### SHORT TASK
Quote all of the data that follows exactly as written, skipping the images.

### DATASET SECTION

-- start --

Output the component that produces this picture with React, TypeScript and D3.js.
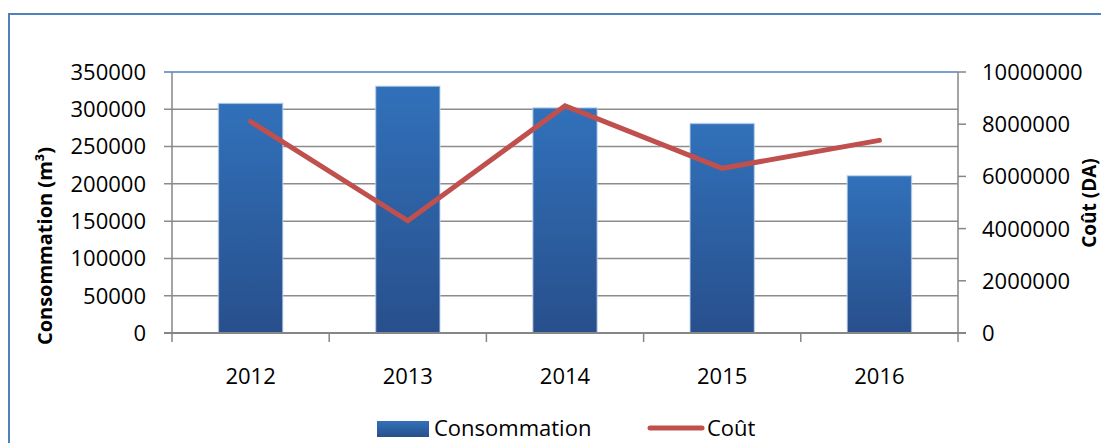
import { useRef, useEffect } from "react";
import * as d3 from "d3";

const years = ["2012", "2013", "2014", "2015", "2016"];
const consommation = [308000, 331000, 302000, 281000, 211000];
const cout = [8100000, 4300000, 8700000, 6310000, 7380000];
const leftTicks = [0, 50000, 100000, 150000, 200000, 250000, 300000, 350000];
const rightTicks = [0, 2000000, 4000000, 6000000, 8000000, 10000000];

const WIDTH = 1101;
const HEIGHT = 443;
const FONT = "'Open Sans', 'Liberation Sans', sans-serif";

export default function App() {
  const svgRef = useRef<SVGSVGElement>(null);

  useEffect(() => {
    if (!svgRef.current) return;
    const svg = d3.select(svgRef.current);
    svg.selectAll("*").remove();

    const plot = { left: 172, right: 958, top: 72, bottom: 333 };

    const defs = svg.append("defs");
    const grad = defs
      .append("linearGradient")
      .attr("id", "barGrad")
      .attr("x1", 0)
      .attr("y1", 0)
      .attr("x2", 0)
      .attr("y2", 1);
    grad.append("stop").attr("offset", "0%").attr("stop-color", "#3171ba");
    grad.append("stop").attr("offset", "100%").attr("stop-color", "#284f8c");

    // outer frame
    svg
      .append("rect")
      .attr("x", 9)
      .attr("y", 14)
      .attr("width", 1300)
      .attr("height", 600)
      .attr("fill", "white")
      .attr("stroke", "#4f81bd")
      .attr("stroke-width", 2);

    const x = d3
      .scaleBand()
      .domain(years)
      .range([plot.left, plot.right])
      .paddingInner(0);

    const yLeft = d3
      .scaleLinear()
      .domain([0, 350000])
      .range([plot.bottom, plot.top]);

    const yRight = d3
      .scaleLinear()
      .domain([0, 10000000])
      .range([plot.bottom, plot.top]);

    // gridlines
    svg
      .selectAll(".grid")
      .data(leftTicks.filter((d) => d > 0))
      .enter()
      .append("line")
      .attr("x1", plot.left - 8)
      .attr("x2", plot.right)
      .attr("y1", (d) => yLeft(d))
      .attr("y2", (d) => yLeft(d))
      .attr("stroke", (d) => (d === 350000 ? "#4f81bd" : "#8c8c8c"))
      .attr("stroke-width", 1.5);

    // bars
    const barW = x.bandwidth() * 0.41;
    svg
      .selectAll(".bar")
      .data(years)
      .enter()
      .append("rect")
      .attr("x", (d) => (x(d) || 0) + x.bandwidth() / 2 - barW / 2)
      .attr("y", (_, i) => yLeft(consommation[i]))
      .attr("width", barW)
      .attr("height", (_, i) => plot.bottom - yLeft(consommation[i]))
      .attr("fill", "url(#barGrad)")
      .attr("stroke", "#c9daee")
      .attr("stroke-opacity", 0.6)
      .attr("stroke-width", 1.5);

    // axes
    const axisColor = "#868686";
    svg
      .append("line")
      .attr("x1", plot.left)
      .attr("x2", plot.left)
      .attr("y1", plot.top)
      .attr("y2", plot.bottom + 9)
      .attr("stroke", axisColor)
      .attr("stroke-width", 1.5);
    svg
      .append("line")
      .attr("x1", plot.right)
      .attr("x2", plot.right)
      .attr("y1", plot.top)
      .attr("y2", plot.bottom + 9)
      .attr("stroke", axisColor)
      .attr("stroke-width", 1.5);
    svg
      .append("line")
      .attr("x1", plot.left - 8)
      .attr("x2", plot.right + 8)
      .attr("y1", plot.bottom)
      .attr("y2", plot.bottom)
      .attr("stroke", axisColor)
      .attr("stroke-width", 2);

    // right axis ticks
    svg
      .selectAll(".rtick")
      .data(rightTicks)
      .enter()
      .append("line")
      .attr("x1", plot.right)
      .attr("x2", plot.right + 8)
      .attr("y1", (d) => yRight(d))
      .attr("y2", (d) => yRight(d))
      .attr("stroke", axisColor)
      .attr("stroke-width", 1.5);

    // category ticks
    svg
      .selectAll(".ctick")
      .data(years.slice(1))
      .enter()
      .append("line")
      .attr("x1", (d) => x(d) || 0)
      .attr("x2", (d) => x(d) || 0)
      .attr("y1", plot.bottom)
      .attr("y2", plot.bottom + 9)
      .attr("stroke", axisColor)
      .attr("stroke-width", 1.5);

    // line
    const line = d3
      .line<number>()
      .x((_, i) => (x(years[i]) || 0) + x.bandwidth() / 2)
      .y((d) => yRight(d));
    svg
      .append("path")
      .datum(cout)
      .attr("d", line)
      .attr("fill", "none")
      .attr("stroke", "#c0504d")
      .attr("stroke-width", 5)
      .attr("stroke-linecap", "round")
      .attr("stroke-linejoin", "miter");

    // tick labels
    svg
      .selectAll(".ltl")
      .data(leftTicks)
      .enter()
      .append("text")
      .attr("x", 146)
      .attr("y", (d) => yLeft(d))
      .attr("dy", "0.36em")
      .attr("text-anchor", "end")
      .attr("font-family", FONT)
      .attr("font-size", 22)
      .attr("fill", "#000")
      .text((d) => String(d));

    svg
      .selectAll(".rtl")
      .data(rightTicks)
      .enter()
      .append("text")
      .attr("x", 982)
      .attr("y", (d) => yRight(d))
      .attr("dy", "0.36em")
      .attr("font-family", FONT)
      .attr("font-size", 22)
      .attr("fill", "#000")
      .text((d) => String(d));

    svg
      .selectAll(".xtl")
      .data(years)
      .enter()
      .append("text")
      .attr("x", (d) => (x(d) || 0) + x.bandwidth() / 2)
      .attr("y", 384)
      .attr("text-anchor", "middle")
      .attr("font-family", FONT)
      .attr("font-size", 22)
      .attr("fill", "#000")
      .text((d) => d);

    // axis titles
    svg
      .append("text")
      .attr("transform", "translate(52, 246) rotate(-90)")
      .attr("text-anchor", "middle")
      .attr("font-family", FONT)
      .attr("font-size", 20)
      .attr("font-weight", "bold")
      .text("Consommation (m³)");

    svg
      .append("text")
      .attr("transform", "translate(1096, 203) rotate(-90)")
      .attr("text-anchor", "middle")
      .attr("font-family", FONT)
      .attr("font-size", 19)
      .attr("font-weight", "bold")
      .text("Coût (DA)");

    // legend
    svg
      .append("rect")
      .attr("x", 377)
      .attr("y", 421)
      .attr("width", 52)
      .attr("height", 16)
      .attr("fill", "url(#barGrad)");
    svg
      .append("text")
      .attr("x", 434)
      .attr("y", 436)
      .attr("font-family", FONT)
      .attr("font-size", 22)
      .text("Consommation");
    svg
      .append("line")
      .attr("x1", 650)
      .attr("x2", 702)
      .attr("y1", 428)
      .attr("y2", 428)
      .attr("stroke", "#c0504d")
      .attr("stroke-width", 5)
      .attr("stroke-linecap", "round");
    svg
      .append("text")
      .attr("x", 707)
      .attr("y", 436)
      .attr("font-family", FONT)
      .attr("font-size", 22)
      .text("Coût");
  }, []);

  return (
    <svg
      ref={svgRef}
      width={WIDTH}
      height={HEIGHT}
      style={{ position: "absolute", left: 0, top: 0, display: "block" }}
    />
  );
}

-- end --

### THE OUTPUT
Output the component that produces this picture with React, TypeScript and D3.js.
import { useRef, useEffect } from "react";
import * as d3 from "d3";

const years = ["2012", "2013", "2014", "2015", "2016"];
const consommation = [308000, 331000, 302000, 281000, 211000];
const cout = [8100000, 4300000, 8700000, 6310000, 7380000];
const leftTicks = [0, 50000, 100000, 150000, 200000, 250000, 300000, 350000];
const rightTicks = [0, 2000000, 4000000, 6000000, 8000000, 10000000];

const WIDTH = 1101;
const HEIGHT = 443;
const FONT = "'Open Sans', 'Liberation Sans', sans-serif";

export default function App() {
  const svgRef = useRef<SVGSVGElement>(null);

  useEffect(() => {
    if (!svgRef.current) return;
    const svg = d3.select(svgRef.current);
    svg.selectAll("*").remove();

    const plot = { left: 172, right: 958, top: 72, bottom: 333 };

    const defs = svg.append("defs");
    const grad = defs
      .append("linearGradient")
      .attr("id", "barGrad")
      .attr("x1", 0)
      .attr("y1", 0)
      .attr("x2", 0)
      .attr("y2", 1);
    grad.append("stop").attr("offset", "0%").attr("stop-color", "#3171ba");
    grad.append("stop").attr("offset", "100%").attr("stop-color", "#284f8c");

    // outer frame
    svg
      .append("rect")
      .attr("x", 9)
      .attr("y", 14)
      .attr("width", 1300)
      .attr("height", 600)
      .attr("fill", "white")
      .attr("stroke", "#4f81bd")
      .attr("stroke-width", 2);

    const x = d3
      .scaleBand()
      .domain(years)
      .range([plot.left, plot.right])
      .paddingInner(0);

    const yLeft = d3
      .scaleLinear()
      .domain([0, 350000])
      .range([plot.bottom, plot.top]);

    const yRight = d3
      .scaleLinear()
      .domain([0, 10000000])
      .range([plot.bottom, plot.top]);

    // gridlines
    svg
      .selectAll(".grid")
      .data(leftTicks.filter((d) => d > 0))
      .enter()
      .append("line")
      .attr("x1", plot.left - 8)
      .attr("x2", plot.right)
      .attr("y1", (d) => yLeft(d))
      .attr("y2", (d) => yLeft(d))
      .attr("stroke", (d) => (d === 350000 ? "#4f81bd" : "#8c8c8c"))
      .attr("stroke-width", 1.5);

    // bars
    const barW = x.bandwidth() * 0.41;
    svg
      .selectAll(".bar")
      .data(years)
      .enter()
      .append("rect")
      .attr("x", (d) => (x(d) || 0) + x.bandwidth() / 2 - barW / 2)
      .attr("y", (_, i) => yLeft(consommation[i]))
      .attr("width", barW)
      .attr("height", (_, i) => plot.bottom - yLeft(consommation[i]))
      .attr("fill", "url(#barGrad)")
      .attr("stroke", "#c9daee")
      .attr("stroke-opacity", 0.6)
      .attr("stroke-width", 1.5);

    // axes
    const axisColor = "#868686";
    svg
      .append("line")
      .attr("x1", plot.left)
      .attr("x2", plot.left)
      .attr("y1", plot.top)
      .attr("y2", plot.bottom + 9)
      .attr("stroke", axisColor)
      .attr("stroke-width", 1.5);
    svg
      .append("line")
      .attr("x1", plot.right)
      .attr("x2", plot.right)
      .attr("y1", plot.top)
      .attr("y2", plot.bottom + 9)
      .attr("stroke", axisColor)
      .attr("stroke-width", 1.5);
    svg
      .append("line")
      .attr("x1", plot.left - 8)
      .attr("x2", plot.right + 8)
      .attr("y1", plot.bottom)
      .attr("y2", plot.bottom)
      .attr("stroke", axisColor)
      .attr("stroke-width", 2);

    // right axis ticks
    svg
      .selectAll(".rtick")
      .data(rightTicks)
      .enter()
      .append("line")
      .attr("x1", plot.right)
      .attr("x2", plot.right + 8)
      .attr("y1", (d) => yRight(d))
      .attr("y2", (d) => yRight(d))
      .attr("stroke", axisColor)
      .attr("stroke-width", 1.5);

    // category ticks
    svg
      .selectAll(".ctick")
      .data(years.slice(1))
      .enter()
      .append("line")
      .attr("x1", (d) => x(d) || 0)
      .attr("x2", (d) => x(d) || 0)
      .attr("y1", plot.bottom)
      .attr("y2", plot.bottom + 9)
      .attr("stroke", axisColor)
      .attr("stroke-width", 1.5);

    // line
    const line = d3
      .line<number>()
      .x((_, i) => (x(years[i]) || 0) + x.bandwidth() / 2)
      .y((d) => yRight(d));
    svg
      .append("path")
      .datum(cout)
      .attr("d", line)
      .attr("fill", "none")
      .attr("stroke", "#c0504d")
      .attr("stroke-width", 5)
      .attr("stroke-linecap", "round")
      .attr("stroke-linejoin", "miter");

    // tick labels
    svg
      .selectAll(".ltl")
      .data(leftTicks)
      .enter()
      .append("text")
      .attr("x", 146)
      .attr("y", (d) => yLeft(d))
      .attr("dy", "0.36em")
      .attr("text-anchor", "end")
      .attr("font-family", FONT)
      .attr("font-size", 22)
      .attr("fill", "#000")
      .text((d) => String(d));

    svg
      .selectAll(".rtl")
      .data(rightTicks)
      .enter()
      .append("text")
      .attr("x", 982)
      .attr("y", (d) => yRight(d))
      .attr("dy", "0.36em")
      .attr("font-family", FONT)
      .attr("font-size", 22)
      .attr("fill", "#000")
      .text((d) => String(d));

    svg
      .selectAll(".xtl")
      .data(years)
      .enter()
      .append("text")
      .attr("x", (d) => (x(d) || 0) + x.bandwidth() / 2)
      .attr("y", 384)
      .attr("text-anchor", "middle")
      .attr("font-family", FONT)
      .attr("font-size", 22)
      .attr("fill", "#000")
      .text((d) => d);

    // axis titles
    svg
      .append("text")
      .attr("transform", "translate(52, 246) rotate(-90)")
      .attr("text-anchor", "middle")
      .attr("font-family", FONT)
      .attr("font-size", 20)
      .attr("font-weight", "bold")
      .text("Consommation (m³)");

    svg
      .append("text")
      .attr("transform", "translate(1096, 203) rotate(-90)")
      .attr("text-anchor", "middle")
      .attr("font-family", FONT)
      .attr("font-size", 19)
      .attr("font-weight", "bold")
      .text("Coût (DA)");

    // legend
    svg
      .append("rect")
      .attr("x", 377)
      .attr("y", 421)
      .attr("width", 52)
      .attr("height", 16)
      .attr("fill", "url(#barGrad)");
    svg
      .append("text")
      .attr("x", 434)
      .attr("y", 436)
      .attr("font-family", FONT)
      .attr("font-size", 22)
      .text("Consommation");
    svg
      .append("line")
      .attr("x1", 650)
      .attr("x2", 702)
      .attr("y1", 428)
      .attr("y2", 428)
      .attr("stroke", "#c0504d")
      .attr("stroke-width", 5)
      .attr("stroke-linecap", "round");
    svg
      .append("text")
      .attr("x", 707)
      .attr("y", 436)
      .attr("font-family", FONT)
      .attr("font-size", 22)
      .text("Coût");
  }, []);

  return (
    <svg
      ref={svgRef}
      width={WIDTH}
      height={HEIGHT}
      style={{ position: "absolute", left: 0, top: 0, display: "block" }}
    />
  );
}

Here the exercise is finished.